История русской литературы XIX века. В трех частях. Часть 1 1800-1830-е годы - Ю. Лебедев.
Шрифт:
Интервал:
Закладка:
После выхода в свет первого тома поэмы на нее откликнулся Белинский в статье «Похождения Чичикова, или Мертвые души» (Отечественные записки. – 1842. – № 7). Он увидел в поэме Гоголя «творение чисто русское, национальное, выхваченное из тайника народной жизни, столько же истинное, сколько и патриотическое, беспощадно сдергивающее покров с действительности и дышащее страстною, нервистою, кровною любовью к плодовитому зерну русской жизни». Русский дух поэмы «ощущается и в юморе, и в иронии, и в размашистой силе чувств, и в лиризме отступлений, и в пафосе всей поэмы, и в характерах действующих лиц, от Чичикова до Селифана и „подлеца Чубарого “ включительно… Нигде ни в одном слове автор не намерен смешить читателя: все серьезно, спокойно, истинно и глубоко… Нельзя ошибочнее смотреть на „Мертвые души“ и грубее их понимать, как видя в них сатиру».

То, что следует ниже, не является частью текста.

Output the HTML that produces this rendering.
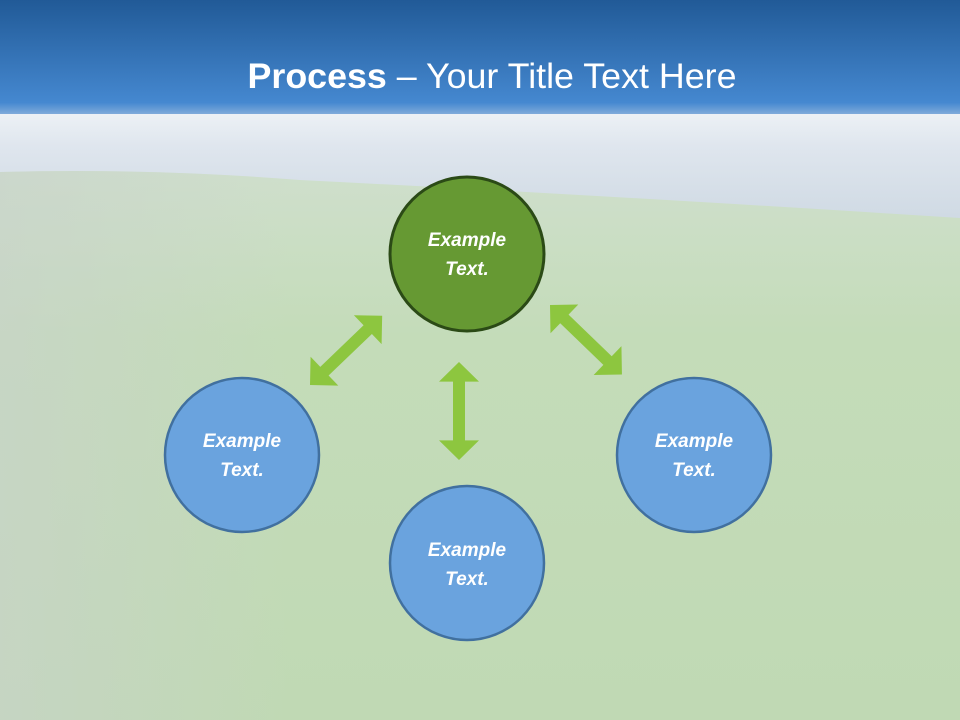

Одновременно с этой статьей Белинского вышла в Москве брошюра славянофила К. С. Аксакова «Несколько слов о поэме Гоголя „Похождения Чичикова, или Мертвые души“». К. С. Аксаков противопоставил поэму Гоголя современному роману, явившемуся в свет в результате распада эпоса. «Древний эпос, перенесенный из Греции на Запад, мелел постепенно; созерцание изменялось и перешло в описание». «Название поэмы сделалось укоризненно-насмешливым именем. Все более и более выдвигалось происшествие, уже мелкое и мелеющее с каждым шагом, и наконец сосредоточило на себе все внимание, весь интерес устремился на происшествие, на анекдот, который становился хитрее, замысловатее, занимал любопытство, заменившее эстетическое наслаждение; так снизошел эпос до романов и, наконец, до французской повести. Мы потеряли, мы забыли эпическое наслаждение; наш интерес сделался интересом интриги, завязки: чем кончится, как объяснится такая-то запутанность, что из этого выйдет?»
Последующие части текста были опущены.